By Britain Eakin ·
Law360 (November 4, 2024, 11:37 AM EST) –The U.S. Supreme Court on Monday accepted a case that could resolve a circuit split on whether noncitizens with final removal orders must appeal to courts within 30 days of the order, or 30 days after administrative appeals conclude.
The justices will review the Fourth Circuit’s conclusion that the judiciary lacks power to review whether a Jamaican man, who missed a 30-day deadline to appeal a final removal order, has a credible fear of being deported.
The Fourth Circuit ruled in April that it lacked jurisdiction to consider whether the Board of Immigration Appeals erred in ordering Pierre Yassue Nashun Riley removed after an immigration judge found he had a credible fear of returning to Jamaica, and was eligible for deferral of removal under the United Nations Convention Against Torture and Other Cruel, Inhuman or Degrading Treatment or Punishment.
The circuit court held that the BIA’s order denying CAT relief doesn’t qualify as a final order of removal. Instead, it said Riley should have appealed the final removal order that the U.S. Department of Homeland Security issued in January 2021, shortly after he was released from federal prison for drug and firearm charges.
In urging the justices to take up the petition, Riley pointed to “the intractable split” among circuits about what, exactly, constitutes a final removal order.
“These problems recur frequently in the mass of immigration adjudications, and the issue is extraordinarily grave,” Riley said. “Even when the United States declines under domestic policies to allow a noncitizen to stay, the CAT protects the person from torture and death at the hands of the person’s original government.”
The Fourth Circuit has excluded from judicial review the very people who most need CAT protection, Riley said.
In addition to the Fourth Circuit, the Second Circuit has adopted the same approach. Other circuits, meanwhile, have held that they can review BIA decisions denying withholding of removal if noncitizens appeal within 30 days of the board’s final decision.
The Biden administration had urged the justices to reject the petition, while noting that Riley “is correct” that the Fourth Circuit erred in finding that the 30-day deadline in Section 1252(b)(1) of the Immigration and Nationality Act is jurisdictional, meaning it strips courts of the authority to hear appeals like his.

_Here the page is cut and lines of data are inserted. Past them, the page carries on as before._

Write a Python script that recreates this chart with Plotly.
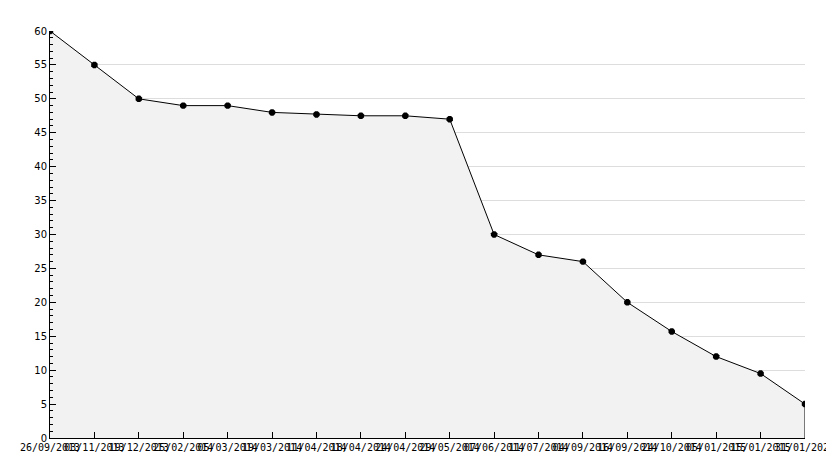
import plotly.graph_objects as go

DATES = [
    "26/09/2013", "03/11/2013", "19/12/2013", "25/02/2014", "05/03/2014",
    "19/03/2014", "11/04/2014", "18/04/2014", "24/04/2014", "29/05/2014",
    "07/06/2014", "11/07/2014", "04/09/2014", "16/09/2014", "24/10/2014",
    "05/01/2015", "15/01/2015", "31/01/2025",
]
VALUES = [60, 55, 50, 49, 49, 48, 47.7, 47.5, 47.5, 47, 30, 27, 26, 20, 15.7, 12, 9.5, 5]

FONT = dict(family="DejaVu Sans", size=10, color="#000000")

fig = go.Figure()

# Filled area with line and markers
fig.add_trace(
    go.Scatter(
        x=DATES,
        y=VALUES,
        mode="lines+markers",
        fill="tozeroy",
        fillcolor="#f2f2f2",
        line=dict(color="#000000", width=1),
        marker=dict(symbol="octagon", size=7, color="#000000"),
        showlegend=False,
    )
)

# Right edge outline of the area
fig.add_trace(
    go.Scatter(
        x=[DATES[-1], DATES[-1]],
        y=[0, VALUES[-1]],
        mode="lines",
        line=dict(color="#000000", width=1),
        showlegend=False,
        hoverinfo="skip",
    )
)

# page body has an 8px margin, so the figure is a little smaller than the window
fig.update_layout(
    width=826,
    height=460,
    margin=dict(l=42, r=29, t=23, b=30),
    paper_bgcolor="#ffffff",
    plot_bgcolor="#ffffff",
    font=FONT,
    xaxis=dict(
        type="category",
        range=[0, len(DATES) - 1],
        automargin=False,
        showgrid=False,
        showline=True,
        linecolor="#000000",
        linewidth=1,
        ticks="inside",
        ticklen=6,
        tickcolor="#000000",
        tickangle=0,
        tickfont=dict(family="DejaVu Sans Mono", size=10, color="#000000"),
        zeroline=False,
    ),
    yaxis=dict(
        range=[0, 60],
        dtick=5,
        automargin=False,
        showgrid=True,
        gridcolor="#dddddd",
        gridwidth=1,
        showline=True,
        linecolor="#000000",
        linewidth=1,
        ticks="inside",
        ticklen=6,
        tickcolor="#000000",
        zeroline=False,
        minor=dict(dtick=1, ticks="inside", ticklen=3, tickcolor="#000000", showgrid=False),
    ),
)

fig.write_html("out.html")
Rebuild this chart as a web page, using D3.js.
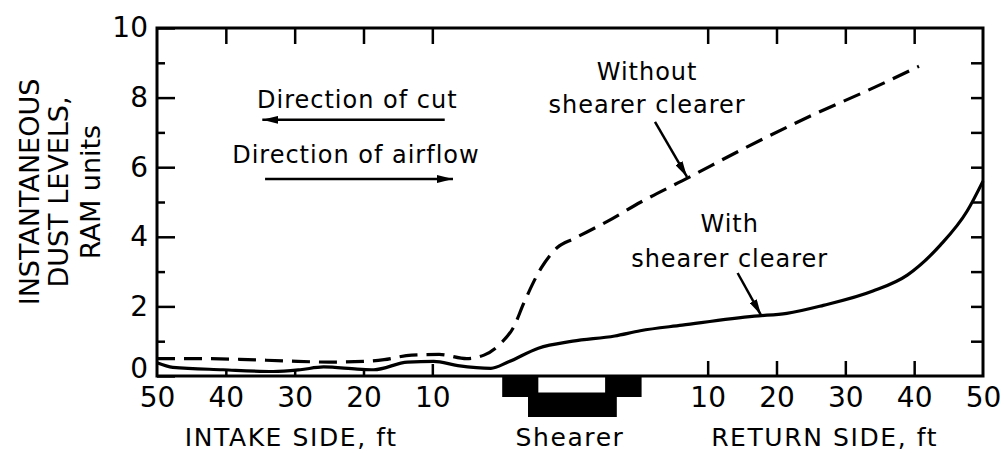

In briefing, the federal government pointed the justices to their May ruling in Harrow v. Department of Defense , which held that “an analogous statutory filing deadline is not jurisdictional.”
Because that ruling came down after the Fourth Circuit’s decision, the U.S. Department of Justice advised the justices to vacate the ruling below and send it back to the Fourth Circuit for a second look in light of Harrow’s guidance on when time limits might be jurisdictional.
The case was one of several pending before the justices concerning Section 1252(b)(1)’s 30-day time bar, all revolving around the jurisdictional question at issue in Riley’s case.
According to court documents, Riley came to the U.S. on a tourist visa in 1995 and has lived in the country since. In 2011, a jury convicted him of drug trafficking and firearm offenses, but a district court granted him compassionate release in 2021.
U.S. Immigration and Customs Enforcement took him into custody immediately, and DHS ordered him removed in January 2021 for being convicted of an aggravated felony.
An asylum officer was not persuaded by Riley’s assertion that he would be harmed if he returned to Jamaica, but an immigration judge disagreed and granted him withholding of removal. The federal government appealed that decision, and the BIA overruled the immigration judge on appeal.
Riley argued in court documents that he will likely be killed by “an influential local figure” who has already murdered several of his family members, if he is deported back to Jamaica.
Counsel for Riley declined to comment. The DOJ did not immediately return a request for comment.
Riley is represented by Keith Bradley of Squire Patton Boggs.
The federal government is represented by Elizabeth B. Prelogar of the U.S. Department of Justice.
The case is Riley v. Garland, case number 23-1270, in the Supreme Court of the United States.